Judge Gorsuch praised his colleague, at the senators’ urging, but declined to weigh in on the partisan fight. By Wednesday afternoon, Judge Garland’s shadow had largely faded from the hearing.
And Republicans expressed no regrets, with some now claiming hypocrisy on the Democratic side.
“On Kagan and on Sotomayor, Republicans respected the president’s authority to appoint a Supreme Court justice, and Republicans did the right thing by moving forward and allowing the confirmation,” Senator Thom Tillis, Republican of North Carolina, said, omitting Judge Garland’s example. “So, I think that we have a moral high ground here that my colleagues on the other side of the aisle should take note of.”
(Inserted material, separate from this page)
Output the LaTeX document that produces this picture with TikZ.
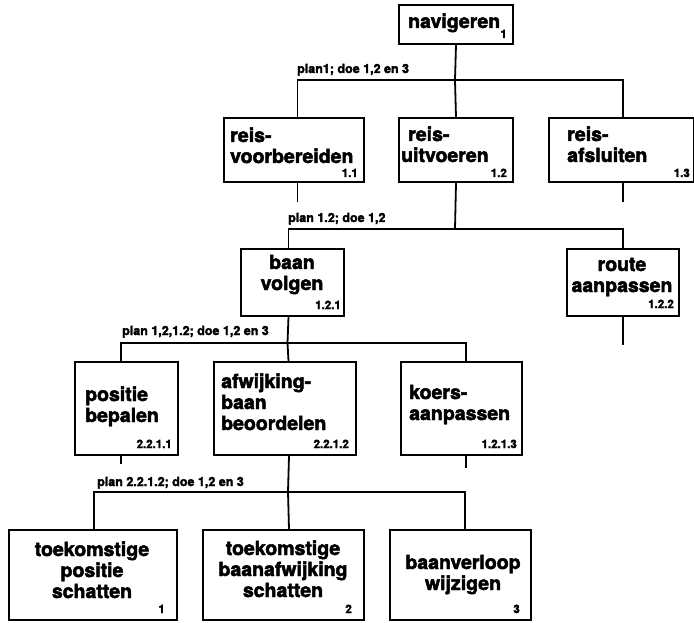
\documentclass[tikz,border=0pt]{standalone}
\usepackage{fontspec}
\setmainfont{TeX Gyre Heros}[BoldFeatures={FakeBold=2.5}]
\begin{document}
\begin{tikzpicture}[x=1pt,y=-1pt,
  box/.style={draw, line width=2pt, inner sep=0pt, anchor=north west},
  conn/.style={line width=1.8pt},
  txt/.style={inner sep=0pt, font=\bfseries\fontsize{19.5}{21}\selectfont},
  ltxt/.style={txt, anchor=base west, align=left},
  ctxt/.style={txt, anchor=base, align=center},
  num/.style={inner sep=0pt, anchor=base east, font=\bfseries\fontsize{11.5}{12}\selectfont},
  plan/.style={inner sep=0pt, anchor=base west, font=\bfseries\fontsize{12.5}{14}\selectfont}]
\fill[white] (0,0) rectangle (694,623);
\useasboundingbox (0,0) rectangle (694,623);

% ---------- boxes ----------
\node[box, minimum width=114, minimum height=39] (nav) at (398,4) {};
\node[box, minimum width=140, minimum height=64] (voor) at (223,117) {};
\node[box, minimum width=114, minimum height=64] (uitv) at (398,117) {};
\node[box, minimum width=145, minimum height=64] (afs) at (548,117) {};
\node[box, minimum width=103, minimum height=67] (baan) at (240,248) {};
\node[box, minimum width=112, minimum height=67] (route) at (566,248) {};
\node[box, minimum width=103, minimum height=93] (pos) at (74,361) {};
\node[box, minimum width=142, minimum height=93] (afw) at (213,361) {};
\node[box, minimum width=121, minimum height=93] (koers) at (400,361) {};
\node[box, minimum width=168, minimum height=90] (tp) at (8,529) {};
\node[box, minimum width=161, minimum height=90] (tb) at (202,529) {};
\node[box, minimum width=141, minimum height=90] (bv) at (389,529) {};

% ---------- texts (base anchor = baseline of the last line) ----------
\node[ltxt] (navT) at (408,28) {navigeren};
\node[num] (navN) at (507,38) {1};
\node[ltxt] (voorT) at (230,163) {reis-\\voorbereiden};
\node[num] (voorN) at (358,177) {1.1};
\node[ltxt] (uitvT) at (401,162) {\hspace{7pt}reis-\\uitvoeren};
\node[num] (uitvN) at (507,177) {1.2};
\node[ltxt] (afsT) at (567,162) {reis-\\afsluiten};
\node[num] (afsN) at (690,177) {1.3};
\node[ctxt] (baanT) at (292,290) {baan\\volgen};
\node[num] (baanN) at (341,309) {1.2.1};
\node[ctxt] (routeT) at (622,292) {route\\aanpassen};
\node[num] (routeN) at (674,308) {1.2.2};
\node[ltxt] (posT) at (85,422) {positie\\bepalen};
\node[num] (posN) at (172,448) {2.2.1.1};
\node[ltxt] (afwT) at (221,430) {afwijking-\\baan\\beoordelen};
\node[num] (afwN) at (349,448) {2.2.1.2};
\node[ltxt] (koersT) at (409,420) {koers-\\aanpassen};
\node[num] (koersN) at (517,448) {1.2.1.3};
\node[ctxt] (tpT) at (92,598) {toekomstige\\positie\\schatten};
\node[num] (tpN) at (165,613) {1};
\node[ctxt] (tbT) at (283,597) {toekomstige\\baanafwijking\\schatten};
\node[num] (tbN) at (352,613) {2};
\node[ctxt] (bvT) at (463,590) {baanverloop\\wijzigen};
\node[num] (bvN) at (520,613) {3};

% ---------- plan labels ----------
\node[plan] (p1) at (297,73) {plan1; doe 1,2 en 3};
\node[plan] (p2) at (288,222) {plan 1.2; doe 1,2};
\node[plan] (p3) at (122,335) {plan 1,2,1.2; doe 1,2 en 3};
\node[plan] (p4) at (97,486) {plan 2.2.1.2; doe 1,2 en 3};

% ---------- junctions ----------
\coordinate (j1) at (455,80);
\coordinate (j2) at (455,229);
\coordinate (j3) at (287.5,343);
\coordinate (j4) at (288,492);

% ---------- connectors ----------
\draw[conn] (nav.south) -- (j1);
\draw[conn] ([xshift=3.5]voor.north) |- (j1) -| ([xshift=1.5]afs.north);
\draw[conn] (j1) -- (uitv.north);
\draw[conn] ([xshift=3.5]voor.south) -- ++(0,19);
\draw[conn] ([xshift=1.5]afs.south) -- ++(0,19);

\draw[conn] (uitv.south) -- (j2);
\draw[conn] ([xshift=-4]baan.north) |- (j2) -| (route.north);
\draw[conn] (route.south) -- ++(0,28);

\draw[conn] ([xshift=-4]baan.south) -- (j3);
\draw[conn] ([xshift=-5.5]pos.north) |- (j3) -| ([xshift=4.5]koers.north);
\draw[conn] (j3) -- ([xshift=3.5]afw.north);
\draw[conn] ([xshift=-5.5]pos.south) -- ++(0,8);
\draw[conn] ([xshift=4.5]koers.south) -- ++(0,12);

\draw[conn] ([xshift=4]afw.south) -- (j4);
\draw[conn] ([xshift=1]tp.north) |- (j4) -| ([xshift=4.5]bv.north);
\draw[conn] (j4) -- ([xshift=5.5]tb.north);
\end{tikzpicture}
\end{document}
Democrats think they found one (small) opening. We’ll see.
On Wednesday, the Supreme Court issued a unanimous decision in a case on students with disabilities that rejected the approach Judge Gorsuch had pursued in another case.
Democrats framed it differently: “President Trump’s Supreme Court nominee, Judge Neil Gorsuch, was unanimously rebuked today by the Supreme Court,” declared Senator Chuck Schumer of New York, the Democratic leader.
But the relationship between the two cases was indirect, and under short-notice questioning at his hearing, Judge Gorsuch argued that he had merely been following precedent.
Democrats could return to the issue before votes by the committee and the full Senate, but absent another twist, it seems unlikely to knock the nomination off course.
He wouldn’t say much about executive authority in national security.
Judge Gorsuch sidestepped questions about his views on national security and presidential power.
Pressed about his participation, as a Bush-era Justice Department official, in internal executive branch discussions related to torture and warrantless surveillance, he emphasized that he had been a lawyer serving a client, not a policy maker.
Asked whether presidents may bypass statutes in national-security matters, Judge Gorsuch said that “presidents make all sorts of arguments about inherent authority — they do — and that is why we have courts, to decide.”
He also refused to commit to recusing himself from Supreme Court cases involving the interests of the Colorado billionaire Philip F. Anschutz, his former client who pushed the Bush White House to appoint him to the appeals court.
In the past, Judge Gorsuch has sought to recuse himself from participating in such cases, but he refused to pledge to continue that practice at the Supreme Court level, saying only that he would study the law, the facts and the practices of other justices.